P.S. Have a listen to his more Group Soundseffort.
Japanese popular culture seems to be making changes pretty frequently these days. There is a new Tokyo governor, the Emperor is thinking about abdication, and SMAP is disbanding. Plus, I heard last week that a Shibuya institution will be going into hibernation for the next few years. The department store Parco on Koen Dori (Park Avenue) has just closed its doors to undergo some major renovations and is supposed to open sometime in 2019 about a year before the Olympics.
Although I was never hip enough to actually dare attempt to go shopping for the clothes inside the place, I did go to the Parco building frequently. I enjoyed browsing inside the bookstore in the basement and up on the upper floors, there was a Korean BBQ restaurant that my friends and I frequented...it wasn't exactly inexpensive but the meat was darn tender.
Parco was also well known for its rather intriguing commercials. If there is a reason that Japanese ads have been called weird, well, you can partially thank this department store. Case in point, the above ad from the 1970s, I believe, of Hollywood actress Faye Dunaway eating a boiled egg rather frostily for Parco. And here I thought Marlon Brando made easy money for his 15 minutes on "Superman" back in 1978.
Then, there was this ad from the mid-1980s featuring actor Yuya Uchida(内田裕也)swimming off the shores of Manhattan. Why was he doing this? Who knows and who cares? It looked weird and that was all that mattered for the department store. Plus, there is the catchphrase which I'm assuming was uttered by Uchida, "Yesterday, how many hours were you alive?" Okay.

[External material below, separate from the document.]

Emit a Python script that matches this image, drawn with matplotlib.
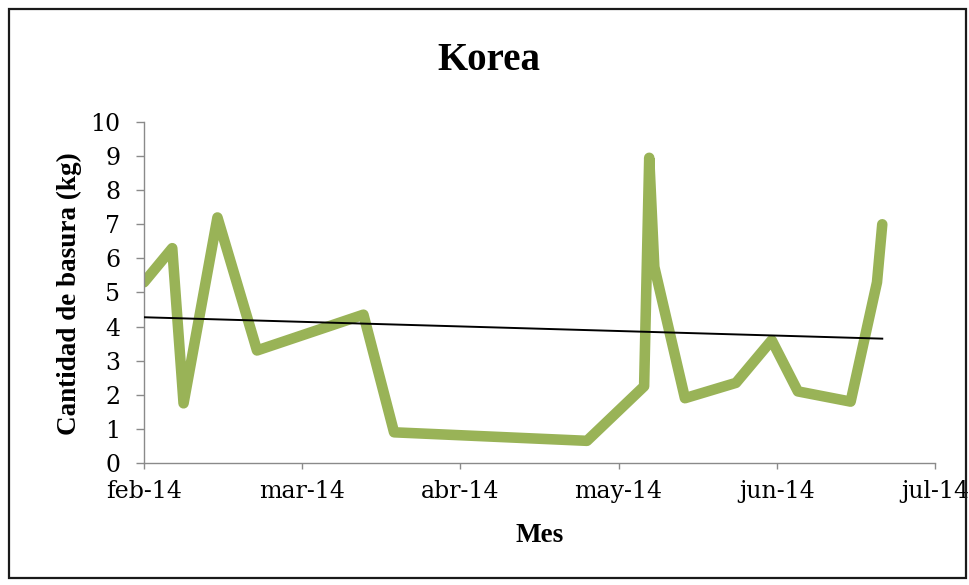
import calendar
from datetime import date

import matplotlib
matplotlib.use("Agg")
import matplotlib.pyplot as plt
import numpy as np
from matplotlib.patches import Rectangle

# Weekly waste measurements (date, kg)
fechas = [
    "2014-02-01", "2014-02-06", "2014-02-08", "2014-02-14", "2014-02-21",
    "2014-03-13", "2014-03-19", "2014-04-25", "2014-05-06", "2014-05-07",
    "2014-05-08", "2014-05-14", "2014-05-24", "2014-05-31", "2014-06-05",
    "2014-06-15", "2014-06-20", "2014-06-21",
]
basura_kg = [
    5.3, 6.3, 1.75, 7.2, 3.3,
    4.35, 0.9, 0.65, 2.25, 8.95,
    5.75, 1.9, 2.35, 3.6, 2.1,
    1.8, 5.3, 7.0,
]
meses = ["feb-14", "mar-14", "abr-14", "may-14", "jun-14", "jul-14"]
y_ticks = list(range(0, 11))

titulo = "Korea"
etiqueta_x = "Mes"
etiqueta_y = "Cantidad de basura (kg)"


def posicion_mes(fecha_txt, inicio=(2014, 2)):
    """Position in month units, each month taking one unit on the axis."""
    d = date.fromisoformat(fecha_txt)
    idx = (d.year - inicio[0]) * 12 + (d.month - inicio[1])
    dias = calendar.monthrange(d.year, d.month)[1]
    return idx + (d.day - 1) / dias


x = np.array([posicion_mes(f) for f in fechas])
y = np.array(basura_kg)

tick_font = ["DejaVu Serif"]
label_font = ["Liberation Serif", "DejaVu Serif"]
plt.rcParams["font.family"] = tick_font

fig = plt.figure(figsize=(9.7, 5.85), dpi=100)
fig.patch.set_facecolor("white")

ax = fig.add_axes([144 / 970, 1 - 463 / 585, (935 - 144) / 970, (463 - 122) / 585])

ax.plot(x, y, color="#99B357", lw=7.6, solid_joinstyle="round",
        solid_capstyle="round", zorder=2)

# Linear trend over the measured range
m, b = np.polyfit(x, y, 1)
xt = np.array([x.min(), x.max()])
ax.plot(xt, m * xt + b, color="black", lw=1.4, zorder=3)

ax.set_xlim(0, len(meses) - 1)
ax.set_ylim(0, 10)
ax.set_xticks(range(len(meses)))
ax.set_xticklabels(meses)
ax.set_yticks(y_ticks)

for s in ("top", "right"):
    ax.spines[s].set_visible(False)
for s in ("left", "bottom"):
    ax.spines[s].set_color("#8a8a8a")
    ax.spines[s].set_linewidth(1.0)

ax.tick_params(axis="y", direction="out", length=6, width=1, color="#8a8a8a",
               labelsize=17, pad=11)
ax.tick_params(axis="x", direction="out", length=4, width=1, color="#8a8a8a",
               labelsize=17, pad=8)

fig.text(489 / 970, 1 - 60 / 585, titulo, ha="center", va="center",
         fontsize=28, fontweight="bold", family=label_font)
fig.text(540 / 970, 1 - 535 / 585, etiqueta_x, ha="center", va="center",
         fontsize=19.5, fontweight="bold", family=label_font)
fig.text(69 / 970, 1 - 294 / 585, etiqueta_y, ha="center", va="center",
         rotation=90, fontsize=19.5, fontweight="bold", family=label_font)

fig.add_artist(Rectangle((9 / 970, 7 / 585), (966 - 9) / 970, (578 - 9) / 585,
                         transform=fig.transFigure, fill=False,
                         edgecolor="#1a1a1a", lw=1.6))

fig.savefig("out.png", dpi=100)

My image, though, of Uchida was that he was and is a pretty scary badass. I rarely saw him on television or in the theatre but he struck me as someone I would never want to meet in a dark alley or even a brightly-lit one. I came across this one movie that he starred in 1983 called "Jikkai no Mosquito"(十階のモスキート...The Mosquito on the Tenth Floor)which also included Beat Takeshi(ビートたけし), rocker Ann Lewis(アン・ルイス)and aidoru Kyoko Koizumi(小泉今日子). Watching Uchida's immoral cop wreak hell on the folks around him had me thinking about Harvey Keitel in "Bad Lieutenant".
Uchida started as a singer in 1957 and recorded a number of singles including covers of "Viva Las Vegas" and "Roll Over Beethoven". According to Wikipedia, he even became friends with John Lennon of The Beatles after he opened for them during their 1966 tour. But then, he had an epiphany during a 3-month trip through Europe in which he saw Jimi Hendrix perform in London. When he returned to Japan, it was with a desire to realize that same Hendrix sound within a Japanese band so by the end of 1967, he formed Yuyu Uchida & The Flowers(内田裕也とザ・フラワーズ)which included Remi Aso(麻生レミ)as his co-vocalist and guitarist.

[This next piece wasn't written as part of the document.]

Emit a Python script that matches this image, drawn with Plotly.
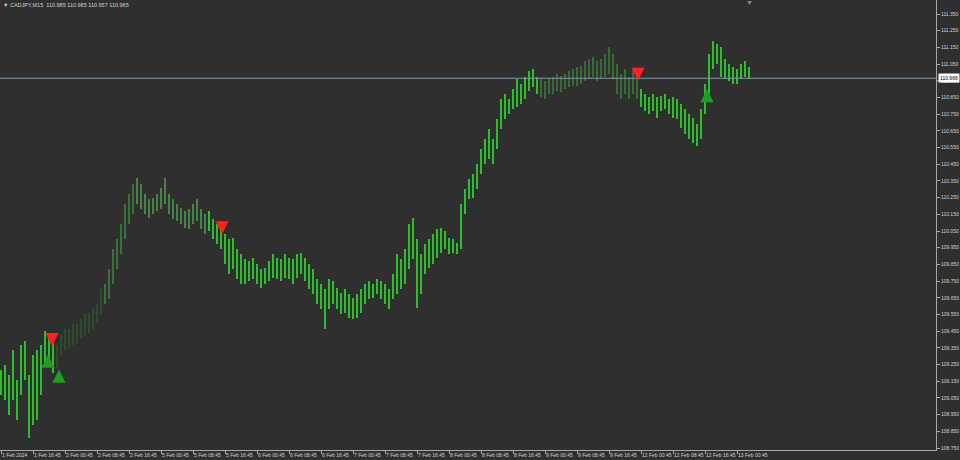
import plotly.graph_objects as go

# ---- data (hourly high / low, CADJPY M15) ----
high = [109.22,109.25,109.19,109.34,109.16,109.37,109.39,109.19,109.31,109.34,109.37,109.45,109.43,109.40,109.37,
        109.43,109.46,109.46,109.49,109.50,109.52,109.55,109.56,109.58,109.61,109.70,109.73,109.82,109.94,110.00,
        110.09,110.21,110.27,110.33,110.37,110.33,110.27,110.24,110.25,110.27,110.31,110.37,110.27,110.24,110.21,
        110.19,110.17,110.18,110.21,110.24,110.18,110.15,110.17,110.12,110.09,110.07,110.03,110.00,110.01,109.94,
        109.91,109.88,109.87,109.89,109.85,109.82,109.83,109.87,109.91,109.89,109.88,109.91,109.89,109.88,109.91,
        109.92,109.89,109.85,109.82,109.76,109.73,109.70,109.76,109.75,109.71,109.68,109.70,109.67,109.65,109.67,
        109.70,109.73,109.75,109.73,109.76,109.75,109.73,109.70,109.79,109.91,109.88,109.94,110.09,110.13,110.00,
        109.91,109.97,110.00,110.03,110.06,110.07,110.05,110.01,110.00,109.98,110.21,110.30,110.36,110.39,110.45,
        110.54,110.60,110.66,110.60,110.72,110.84,110.87,110.84,110.90,110.96,110.93,110.97,111.01,111.02,110.97,
        110.96,110.95,110.96,110.97,110.99,110.98,110.99,111.01,111.02,111.03,111.04,111.07,111.08,111.09,111.07,
        111.08,111.11,111.15,111.11,111.05,110.99,111.02,110.97,111.01,110.97,110.90,110.87,110.85,110.87,110.85,
        110.86,110.87,110.84,110.85,110.84,110.81,110.78,110.75,110.73,110.69,110.78,110.93,111.11,111.19,111.17,
        111.15,111.08,111.05,111.03,111.02,111.05,111.07,111.03]
low = [109.07,109.04,108.95,109.04,108.92,109.07,109.16,108.81,108.89,108.92,109.07,109.25,109.25,109.20,109.23,
       109.31,109.34,109.35,109.37,109.38,109.41,109.43,109.44,109.46,109.50,109.55,109.61,109.64,109.73,109.82,
       109.91,110.00,110.09,110.15,110.21,110.18,110.15,110.13,110.15,110.17,110.18,110.21,110.15,110.12,110.11,
       110.09,110.07,110.06,110.09,110.11,110.06,110.03,110.05,110.00,109.97,109.94,109.85,109.79,109.82,109.76,
       109.73,109.73,109.75,109.76,109.73,109.71,109.73,109.75,109.77,109.76,109.75,109.77,109.76,109.73,109.77,
       109.79,109.75,109.70,109.67,109.61,109.58,109.46,109.58,109.61,109.58,109.55,109.56,109.53,109.52,109.53,
       109.56,109.61,109.64,109.65,109.67,109.64,109.61,109.58,109.64,109.67,109.70,109.73,109.82,109.88,109.59,
       109.67,109.79,109.83,109.85,109.89,109.92,109.94,109.91,109.92,109.91,109.94,110.15,110.24,110.25,110.30,
       110.39,110.45,110.48,110.45,110.54,110.66,110.72,110.75,110.78,110.79,110.81,110.84,110.89,110.91,110.87,
       110.85,110.84,110.87,110.87,110.89,110.88,110.90,110.91,110.92,110.92,110.93,110.95,110.96,110.97,110.95,
       110.96,110.97,110.99,110.96,110.87,110.84,110.87,110.84,110.87,110.84,110.79,110.77,110.75,110.77,110.73,
       110.77,110.78,110.75,110.73,110.72,110.67,110.63,110.60,110.58,110.56,110.60,110.75,110.87,111.02,111.05,
       110.97,110.96,110.95,110.93,110.93,110.96,110.97,110.96]

sell_hours = [12.75, 55.25, 159.25]
sell_prices = [109.36, 110.03, 110.95]
buy_hours = [11.75, 14.5, 176.5]
buy_prices = [109.31, 109.22, 110.90]

current_price = 110.965
current_label = "110.966"
title_text = "CADJPY,M15  110.985 110.985 110.957 110.965"

x_tick_labels = ["1 Feb 2024", "1 Feb 16:45", "2 Feb 00:45", "2 Feb 08:45", "2 Feb 16:45",
                 "5 Feb 00:45", "5 Feb 08:45", "5 Feb 16:45", "6 Feb 00:45", "6 Feb 08:45",
                 "6 Feb 16:45", "7 Feb 00:45", "7 Feb 08:45", "7 Feb 16:45", "8 Feb 00:45",
                 "8 Feb 08:45", "8 Feb 16:45", "9 Feb 00:45", "9 Feb 08:45", "9 Feb 16:45",
                 "12 Feb 00:45", "12 Feb 08:45", "12 Feb 16:45", "13 Feb 00:45"]
y_tick_values = [round(108.75 + 0.1 * k, 3) for k in range(27)]

# ---- styling ----
BG = "#2f2f2f"
AX = "#a8a8a8"
TXT = "#d2d2d2"
FONT = "Liberation Sans"
n = len(high)
hours = list(range(n))


def shade(i):
    if 14 <= i < 26:
        return "#2c4e2c"
    if 26 <= i < 34:
        return "#3a713a"
    if 34 <= i < 52:
        return "#468446"
    if 135 <= i < 160:
        return "#376c37"
    return "#2dbd2d"


colors = [shade(i) for i in hours]

fig = go.Figure()
fig.add_trace(go.Bar(
    x=hours, base=low, y=[h - l for h, l in zip(high, low)],
    width=0.45, marker=dict(color=colors, line=dict(width=0)),
    hoverinfo="skip", showlegend=False))

for hx, py in zip(sell_hours, sell_prices):
    fig.add_annotation(x=hx, y=py, xref="x", yref="y", text="", showarrow=True,
                       ax=0, ay=-14, arrowhead=2, arrowsize=0.75, arrowwidth=3.5,
                       arrowcolor="#ff2020", standoff=0)
for hx, py in zip(buy_hours, buy_prices):
    fig.add_annotation(x=hx, y=py, xref="x", yref="y", text="", showarrow=True,
                       ax=0, ay=14, arrowhead=2, arrowsize=0.75, arrowwidth=3.5,
                       arrowcolor="#1f9f1f", standoff=0)

fig.add_hline(y=current_price, line=dict(color="#7d97b0", width=1))
fig.add_annotation(x=1, xref="paper", y=current_price, yref="y", text=current_label,
                   xanchor="left", yanchor="middle", showarrow=False, xshift=2,
                   bgcolor="#ffffff", font=dict(size=5, color="#000000", family=FONT),
                   borderpad=1)
fig.add_annotation(x=0, xref="paper", y=1, yref="paper", text="\u25bc " + title_text,
                   xanchor="left", yanchor="top", showarrow=False, xshift=1, yshift=0,
                   font=dict(size=5.5, color=TXT, family=FONT))
fig.add_annotation(x=187, xref="x", y=1, yref="paper", text="\u25bc",
                   xanchor="center", yanchor="top", showarrow=False, yshift=3,
                   font=dict(size=7, color="#8a8a8a"))

fig.update_layout(
    width=960, height=460,
    margin=dict(l=0, r=24, t=0, b=10, autoexpand=False),
    paper_bgcolor=BG, plot_bgcolor=BG,
    bargap=0, showlegend=False,
    font=dict(family=FONT, size=5, color=TXT),
)
fig.update_xaxes(
    range=[-0.25, 233.75], tickvals=[8 * k for k in range(len(x_tick_labels))],
    ticktext=x_tick_labels, ticks="outside", ticklen=3, tickcolor=AX, tickangle=0,
    ticklabelposition="outside right", showgrid=False, zeroline=False, automargin=False,
    showline=True, linecolor=AX, linewidth=1, tickfont=dict(size=5, color=TXT, family=FONT),
)
fig.update_yaxes(
    side="right", range=[108.738, 111.434], tickvals=y_tick_values,
    ticktext=["%.3f" % v for v in y_tick_values], ticks="outside", ticklen=3, automargin=False,
    tickcolor=AX, showgrid=False, zeroline=False, showline=True, linecolor=AX,
    linewidth=1, tickfont=dict(size=5, color=TXT, family=FONT),
)

fig.write_html("out.html", config={"displayModeBar": False},
               post_script="document.body.style.margin='0';document.body.style.padding='0';"
                           "document.body.style.background='#2f2f2f';")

Their debut single was "Last Chance"(ラスト・チャンス)in January 1969 but on the flip side was "Flower Boy", a song about a naive kid in love that was created by Jun Hashimoto and Kyohei Tsutsumi(橋本淳・筒美京平). To be honest, I don't know much about Hendrix but I'm not sure if "Flower Boy" had much of an influence from the legendary guitarist. However it does have that Group Sounds beat that was the rage back then. Maybe with that sudden thrust of a lone trumpet in there, perhaps it might even be a bit closer to The Beatles. All in all, "Flower Boy" sounded rather conventional and a bit raw as a pop song although perhaps for the more conservative of citizens back then, the Group Sounds music may have been the radical guff to be feared.

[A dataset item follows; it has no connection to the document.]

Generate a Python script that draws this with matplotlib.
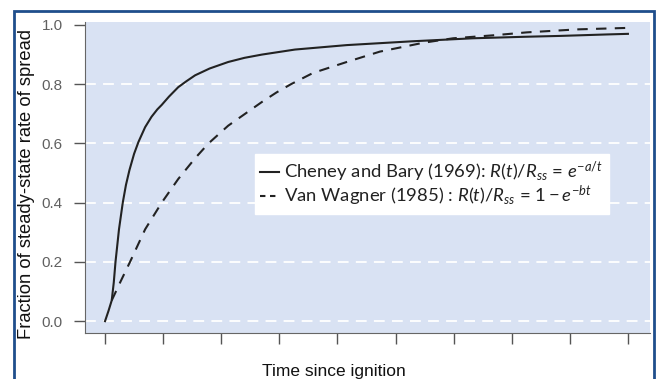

There would be only one more single later that year and an album that came out in July called "Challenge!" until The Flowers called it quits in 1970. But by that time, the Group Sounds had pretty much faded into history. Still, Uchida would release more of his own singles over the decades.
When it comes to Uchida now, I see him as this tall and whispery elderly man with anarchic white hair flowing down. If he tied his hair back, his appearance would remind me of one of Wolverine's oldest enemies, Bloodscream. And even at the age of 76, he still intimidates the hell out of me.